| The request |
Leave out the images and repeat the listing below without a single change.

* begin *

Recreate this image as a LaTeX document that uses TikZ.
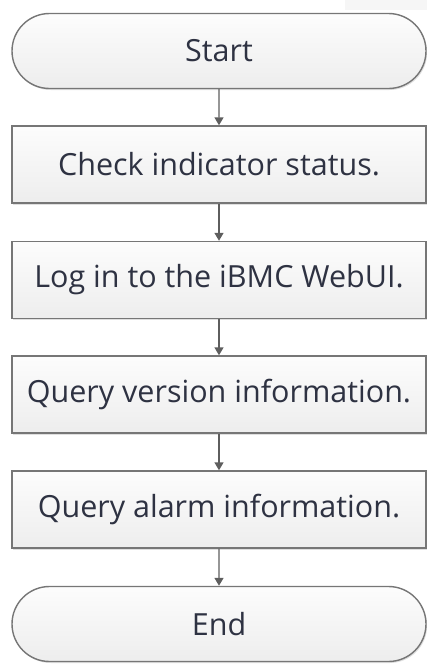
\documentclass[tikz,border=0pt]{standalone}
\usepackage{fontspec}
\setmainfont{Open Sans}
\usetikzlibrary{shapes.misc,shadows,arrows.meta}
\definecolor{edgegray}{HTML}{767676}
\definecolor{txt}{HTML}{2E3242}
\definecolor{linegray}{HTML}{5E5E5E}
\begin{document}
\begin{tikzpicture}[x=1pt,y=-1pt,
  base/.style={draw=edgegray, line width=1.4pt, top color=white!98!gray, bottom color=gray!14,
    minimum width=414pt, text=txt, font=\fontsize{30.5}{34}\selectfont, inner sep=0pt,
    drop shadow={shadow xshift=1.2pt, shadow yshift=-1.5pt, opacity=0.25, fill=gray}},
  stepbox/.style={base, rectangle, minimum height=77pt},
  term/.style={base, rounded rectangle, minimum height=75pt},
  flow/.style={draw=linegray, line width=1.4pt, -{Triangle[width=9pt,length=8pt]}}]
\useasboundingbox (0,0) rectangle (427,664);
\fill[gray!7] (345,0) rectangle (427,10);
\node[term] (start) at (219,51) {Start};
\node[stepbox] (s1) at (219,164.5) {Check indicator status.};
\node[stepbox] (s2) at (219,280) {Log in to the iBMC WebUI.};
\node[stepbox] (s3) at (219,394.5) {Query version information.};
\node[stepbox] (s4) at (219,509.5) {Query alarm information.};
\node[term] (end) at (219,624) {End};
\draw[flow] (start) -- (s1);
\draw[flow] (s1) -- (s2);
\draw[flow] (s2) -- (s3);
\draw[flow] (s3) -- (s4);
\draw[flow] (s4) -- (end);
\end{tikzpicture}
\end{document}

* end *

| Right answer |
Recreate this image as a LaTeX document that uses TikZ.
\documentclass[tikz,border=0pt]{standalone}
\usepackage{fontspec}
\setmainfont{Open Sans}
\usetikzlibrary{shapes.misc,shadows,arrows.meta}
\definecolor{edgegray}{HTML}{767676}
\definecolor{txt}{HTML}{2E3242}
\definecolor{linegray}{HTML}{5E5E5E}
\begin{document}
\begin{tikzpicture}[x=1pt,y=-1pt,
  base/.style={draw=edgegray, line width=1.4pt, top color=white!98!gray, bottom color=gray!14,
    minimum width=414pt, text=txt, font=\fontsize{30.5}{34}\selectfont, inner sep=0pt,
    drop shadow={shadow xshift=1.2pt, shadow yshift=-1.5pt, opacity=0.25, fill=gray}},
  stepbox/.style={base, rectangle, minimum height=77pt},
  term/.style={base, rounded rectangle, minimum height=75pt},
  flow/.style={draw=linegray, line width=1.4pt, -{Triangle[width=9pt,length=8pt]}}]
\useasboundingbox (0,0) rectangle (427,664);
\fill[gray!7] (345,0) rectangle (427,10);
\node[term] (start) at (219,51) {Start};
\node[stepbox] (s1) at (219,164.5) {Check indicator status.};
\node[stepbox] (s2) at (219,280) {Log in to the iBMC WebUI.};
\node[stepbox] (s3) at (219,394.5) {Query version information.};
\node[stepbox] (s4) at (219,509.5) {Query alarm information.};
\node[term] (end) at (219,624) {End};
\draw[flow] (start) -- (s1);
\draw[flow] (s1) -- (s2);
\draw[flow] (s2) -- (s3);
\draw[flow] (s3) -- (s4);
\draw[flow] (s4) -- (end);
\end{tikzpicture}
\end{document}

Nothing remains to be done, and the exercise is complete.